Zusammen mit Jean-Luc Godard, Jacques Rivette, François Truffaut und Eric Rohmer gehört Claude Chabrol zu den Begründern der „Nouvelle Vague“ („Neue Welle“), welche sich unter dem Einfluss des italienischen Neorealismus gegen die Verbiederung und Vorhersehbarkeit des französischen Films wendet. Unter Mitwirkung von jungen Nachwuchsdarstellern wie Jeanne Moreau, Michel Piccoli und Jean-Paul Belmondo entstehen düster-beklemmende Filme, in denen mit intellektueller Schärfe und erzählerischem Realismus die schlummernde Gewalt unter dem Deckmantel des Bürgertums seziert wird.
Seinen Durchbruch hat Claude Chabrol 1962 mit der schwarzen Komödie „Landru“ („Der Frauenmörder von Paris“) mit Stéphane Audran, Danielle Darrieux und Hildegard Knef – danach folgen „Les Biches“ („Zwei Freundinnen“, 1968) mit Jean-Louis Trintignant, „La femme infidèle“ („Die untreue Frau“, 1969), „Que la bête meure“ („Das Biest muß sterben“), „Le Boucher“ („Der Schlachter“, 1970) und „La Rupture“ („Der Riß“, 1970) mit Jean-Pierre Cassel. Es folgen „Les noces rouges“ („Blutige Hochzeit“, 1973) und „Les Innocents aux mains sales“ („Die Unschuldigen mit den schmutzigen Händen“) mit Romy Schneider.

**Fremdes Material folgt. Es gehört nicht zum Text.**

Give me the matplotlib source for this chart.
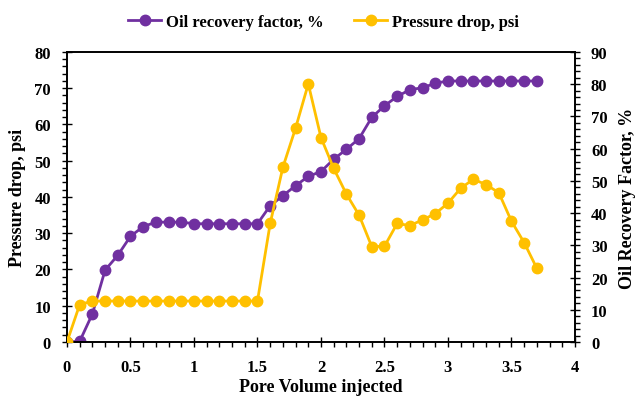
import numpy as np
import matplotlib
matplotlib.use('Agg')
import matplotlib.pyplot as plt
from matplotlib.ticker import MultipleLocator

# pore volume injected (every 0.1 PV)
pv = [0.0, 0.1, 0.2, 0.3, 0.4, 0.5, 0.6, 0.7, 0.8, 0.9,
      1.0, 1.1, 1.2, 1.3, 1.4, 1.5, 1.6, 1.7, 1.8, 1.9,
      2.0, 2.1, 2.2, 2.3, 2.4, 2.5, 2.6, 2.7, 2.8, 2.9,
      3.0, 3.1, 3.2, 3.3, 3.4, 3.5, 3.6, 3.7]

oil_recovery = [0.0, 0.2, 8.7, 22.3, 26.9, 32.8, 35.8, 37.2, 37.2, 37.2,
                36.7, 36.7, 36.7, 36.7, 36.7, 36.7, 42.3, 45.4, 48.5, 51.4,
                52.9, 56.7, 59.8, 63.1, 69.7, 73.3, 76.2, 78.3, 78.9, 80.3,
                81.0, 81.0, 81.0, 81.0, 81.0, 81.0, 81.0, 81.0]

pressure_drop = [0.0, 10.3, 11.3, 11.3, 11.3, 11.3, 11.3, 11.3, 11.3, 11.3,
                 11.3, 11.3, 11.3, 11.3, 11.3, 11.3, 32.7, 48.2, 59.0, 71.2,
                 56.4, 47.9, 40.8, 35.0, 26.3, 26.4, 32.7, 32.1, 33.7, 35.4,
                 38.3, 42.4, 44.9, 43.4, 41.2, 33.3, 27.4, 20.3]

xticks = [0, 0.5, 1, 1.5, 2, 2.5, 3, 3.5, 4]
xticklabels = ['0', '0.5', '1', '1.5', '2', '2.5', '3', '3.5', '4']

purple = '#7030A0'
gold = '#FFC000'

plt.rcParams['font.family'] = ['Liberation Serif', 'DejaVu Serif']

fig = plt.figure(figsize=(6.41, 4.02), dpi=100)
ax = fig.add_axes([0.1045, 0.1468, 0.7925, 0.7214])
ax2 = ax.twinx()

# recovery on right axis, pressure on left
ax2.plot(pv, oil_recovery, '-o', color=purple, lw=2, ms=7.5,
         label='Oil recovery factor, %', zorder=2)
ax.plot(pv, pressure_drop, '-o', color=gold, lw=2, ms=7.5,
        label='Pressure drop, psi', zorder=3)
ax.set_zorder(ax2.get_zorder() + 1)
ax.patch.set_visible(False)

ax.set_xlim(0, 4)
ax.set_ylim(0, 80)
ax2.set_ylim(0, 90)
ax.set_xticks(xticks)
ax.set_xticklabels(xticklabels)
ax.xaxis.set_minor_locator(MultipleLocator(0.1))
ax.yaxis.set_major_locator(MultipleLocator(10))
ax.yaxis.set_minor_locator(MultipleLocator(2))
ax2.yaxis.set_major_locator(MultipleLocator(10))
ax2.yaxis.set_minor_locator(MultipleLocator(2))

for a in (ax, ax2):
    a.tick_params(which='major', direction='inout', length=7, width=1,
                  labelsize=12, pad=8)
    a.tick_params(which='minor', direction='out', length=3.5, width=1)
    for lab in a.get_xticklabels() + a.get_yticklabels():
        lab.set_fontweight('bold')
    for s in a.spines.values():
        s.set_linewidth(1.2)
ax.tick_params(axis='x', pad=9)

ax.set_xlabel('Pore Volume injected', fontsize=13, fontweight='bold', labelpad=2)
ax.set_ylabel('Pressure drop, psi', fontsize=13, fontweight='bold', labelpad=6)
ax2.set_ylabel('Oil Recovery Factor, %', fontsize=13, fontweight='bold', labelpad=8)

h1, l1 = ax2.get_legend_handles_labels()
h2, l2 = ax.get_legend_handles_labels()
fig.legend(h1 + h2, l1 + l2, loc='upper center', ncol=2, frameon=False,
           bbox_to_anchor=(0.505, 1.0), prop={'size': 12, 'weight': 'bold'},
           handlelength=2.0, columnspacing=1.8, handletextpad=0.3)

plt.savefig('out.png', dpi=100)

Selten macht ein Filmemacher – der über einen eigenen Stil und eine eigene Sprache verfügt – so viele Wandlungen und Veränderungen durch wie Claude Chabrol. 1982 erscheint die schwarze Komödie „Les Fantômes du chapelier“ („Die Fantome des Hutmachers“) mit Michel Serrault und Charles Aznavour, 1987 „Le cri du hibou“ („Der Schrei der Eule“) mit Mathilda May und 1988 „Une affaire de femmes“ („Eine Frauensache“) mit Claude Chabrols Lieblings-Aktrice Isabelle Huppert.
Auch in den neunziger Jahren ist der Filmemacher sehr aktiv – er dreht „Jours tranquilles à Clichy“ („Stille Tage in Clichy“, 1990) mit Emmanuelle Bèart, „Madame Bovary“ (1991), „Betty“ (1992) mit Marie Trintignant und „La cérémonie“ („Biester“, 1995) mit Sandrine Bonnaire und Jacqueline Bisset. Zu seinen letzten Werken zählen „Au cœur du mensonge“ („Die Farbe der Lüge“, 1999) mit Sandrine Bonnaire, „L’Ivresse du pouvoir“ („Geheime Staatsaffären“, 2006) mit Isabelle Huppert und „La Fille coupée en deux“ („Die zweigeteilte Frau“, 2007) mit Ludivine Sagnier.
Der bekennende Kommunist, Gourmet und Workaholic Claude Chabrol, der sich selbst einen „überzeugten Feministen“ nennt, gilt als Regisseur der Frauen – er dreht im Laufe seiner langen Karriere mit den größten Schauspielerinnen Frankreichs. In einem Interview sagt er: „Filmen ist für mich wie eine Droge, ohne die ich nicht leben kann. Was sollte ich denn auch sonst treiben“.
2000 ist Claude Chabrol Jury-Mitglied bei den Internationalen Filmfestspielen von Venedig. Ein großer Verehrer und Kritiker des Regisseurs ist der deutsche Filmemacher Rainer Werner Fassbinder, der dessen Filme 1975 in einem Essay analysiert. 2009 wird Claude Chabrol auf der Berlinale für sein Lebenswerk ausgezeichnet.
Aus der ersten Ehe Claude Chabrols mit Agnès Goute stammt sein Sohn Matthieu, der als Musiker und Komponist die Filmmusik für viele seiner Filme komponiert. In zweiter Ehe ist Claude Chabrol von 1964 bis 1980 mit der Schauspielerin Stéphane Audran verheiratet – der gemeinsame Sohn ist der Schauspieler Thomas Chabrol, der auch in einigen Filmen seines Vaters mitspielt. Von 1983 bis zu seinem Tod ist Claude Chabrol mit seiner dritten Frau Aurore Pajot verheiratet.
Claude Chabrol stirbt am 12. September 2010 in Paris.